_Brief_
Reproduce the listing exactly, with no pictures in your copy.
========================================================================
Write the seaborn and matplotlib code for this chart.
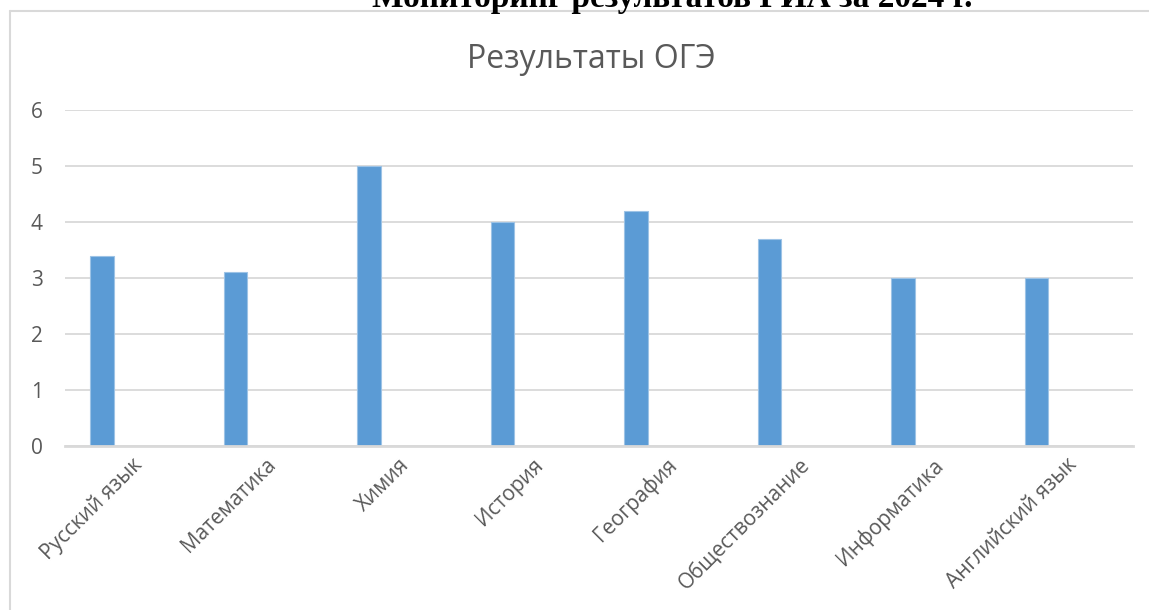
import matplotlib
matplotlib.use("Agg")
import matplotlib.pyplot as plt
from matplotlib.lines import Line2D
import seaborn as sns
import pandas as pd

subjects = ["Русский язык", "Математика", "Химия", "История", "География",
            "Обществознание", "Информатика", "Английский язык"]
scores = [3.4, 3.1, 5.0, 4.0, 4.2, 3.7, 3.0, 3.0]
y_ticks = [0, 1, 2, 3, 4, 5, 6]
chart_title = "Результаты ОГЭ"
page_title = "Мониторинг результатов ГИА за 2024 г."

df = pd.DataFrame({"subject": subjects, "score": scores})

sns.set_style("white")
plt.rcParams["font.family"] = ["Open Sans", "DejaVu Sans"]

W, H = 1149, 610
fig = plt.figure(figsize=(W / 100, H / 100), dpi=100)
ax = fig.add_axes([65 / W, 1 - 446 / H, (1133 - 65) / W, (446 - 110) / H])

bar_w = 0.176
shift = -0.223
sns.barplot(data=df, x="subject", y="score", color="#5B9BD5", width=bar_w,
            edgecolor="#9DC3E6", linewidth=0.8, saturation=1, ax=ax)
for p in ax.patches:
    p.set_x(p.get_x() + shift)

ax.set_xlim(-0.5, len(subjects) - 0.5)
ax.set_ylim(0, 6)
ax.set_yticks(y_ticks)
ax.set_yticklabels([str(v) for v in y_ticks])
ax.yaxis.grid(True, color="#d9d9d9", linewidth=1.3)
ax.set_axisbelow(True)
for s in ["top", "right", "left"]:
    ax.spines[s].set_visible(False)
ax.spines["bottom"].set_color("#d9d9d9")
ax.spines["bottom"].set_linewidth(2)
ax.tick_params(axis="both", length=0, colors="#595959")
ax.tick_params(axis="y", pad=16, labelsize=15)
ax.tick_params(axis="x", pad=6, labelsize=15)
ax.set_xlabel("")
ax.set_ylabel("")
for lab in ax.get_xticklabels():
    lab.set_rotation(45)
    lab.set_ha("right")
    lab.set_va("top")
    lab.set_rotation_mode("anchor")

fig.text(591 / W, 1 - 59 / H, chart_title, ha="center", va="center",
         fontsize=23, color="#595959")

fig.text(672 / W, 1 - 7 / H, page_title, ha="center", va="baseline",
         fontsize=24, fontweight="bold", family=["Liberation Serif"], color="black")

fig.add_artist(Line2D([10 / W, 10 / W], [0, 1 - 11 / H], transform=fig.transFigure,
                      color="#d9d9d9", linewidth=1.5))
fig.add_artist(Line2D([10 / W, 1], [1 - 11 / H, 1 - 11 / H], transform=fig.transFigure,
                      color="#d9d9d9", linewidth=1.5))

fig.savefig("out.png", dpi=100, facecolor="white")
========================================================================
_Result_
Write the seaborn and matplotlib code for this chart.
import matplotlib
matplotlib.use("Agg")
import matplotlib.pyplot as plt
from matplotlib.lines import Line2D
import seaborn as sns
import pandas as pd

subjects = ["Русский язык", "Математика", "Химия", "История", "География",
            "Обществознание", "Информатика", "Английский язык"]
scores = [3.4, 3.1, 5.0, 4.0, 4.2, 3.7, 3.0, 3.0]
y_ticks = [0, 1, 2, 3, 4, 5, 6]
chart_title = "Результаты ОГЭ"
page_title = "Мониторинг результатов ГИА за 2024 г."

df = pd.DataFrame({"subject": subjects, "score": scores})

sns.set_style("white")
plt.rcParams["font.family"] = ["Open Sans", "DejaVu Sans"]

W, H = 1149, 610
fig = plt.figure(figsize=(W / 100, H / 100), dpi=100)
ax = fig.add_axes([65 / W, 1 - 446 / H, (1133 - 65) / W, (446 - 110) / H])

bar_w = 0.176
shift = -0.223
sns.barplot(data=df, x="subject", y="score", color="#5B9BD5", width=bar_w,
            edgecolor="#9DC3E6", linewidth=0.8, saturation=1, ax=ax)
for p in ax.patches:
    p.set_x(p.get_x() + shift)

ax.set_xlim(-0.5, len(subjects) - 0.5)
ax.set_ylim(0, 6)
ax.set_yticks(y_ticks)
ax.set_yticklabels([str(v) for v in y_ticks])
ax.yaxis.grid(True, color="#d9d9d9", linewidth=1.3)
ax.set_axisbelow(True)
for s in ["top", "right", "left"]:
    ax.spines[s].set_visible(False)
ax.spines["bottom"].set_color("#d9d9d9")
ax.spines["bottom"].set_linewidth(2)
ax.tick_params(axis="both", length=0, colors="#595959")
ax.tick_params(axis="y", pad=16, labelsize=15)
ax.tick_params(axis="x", pad=6, labelsize=15)
ax.set_xlabel("")
ax.set_ylabel("")
for lab in ax.get_xticklabels():
    lab.set_rotation(45)
    lab.set_ha("right")
    lab.set_va("top")
    lab.set_rotation_mode("anchor")

fig.text(591 / W, 1 - 59 / H, chart_title, ha="center", va="center",
         fontsize=23, color="#595959")

fig.text(672 / W, 1 - 7 / H, page_title, ha="center", va="baseline",
         fontsize=24, fontweight="bold", family=["Liberation Serif"], color="black")

fig.add_artist(Line2D([10 / W, 10 / W], [0, 1 - 11 / H], transform=fig.transFigure,
                      color="#d9d9d9", linewidth=1.5))
fig.add_artist(Line2D([10 / W, 1], [1 - 11 / H, 1 - 11 / H], transform=fig.transFigure,
                      color="#d9d9d9", linewidth=1.5))

fig.savefig("out.png", dpi=100, facecolor="white")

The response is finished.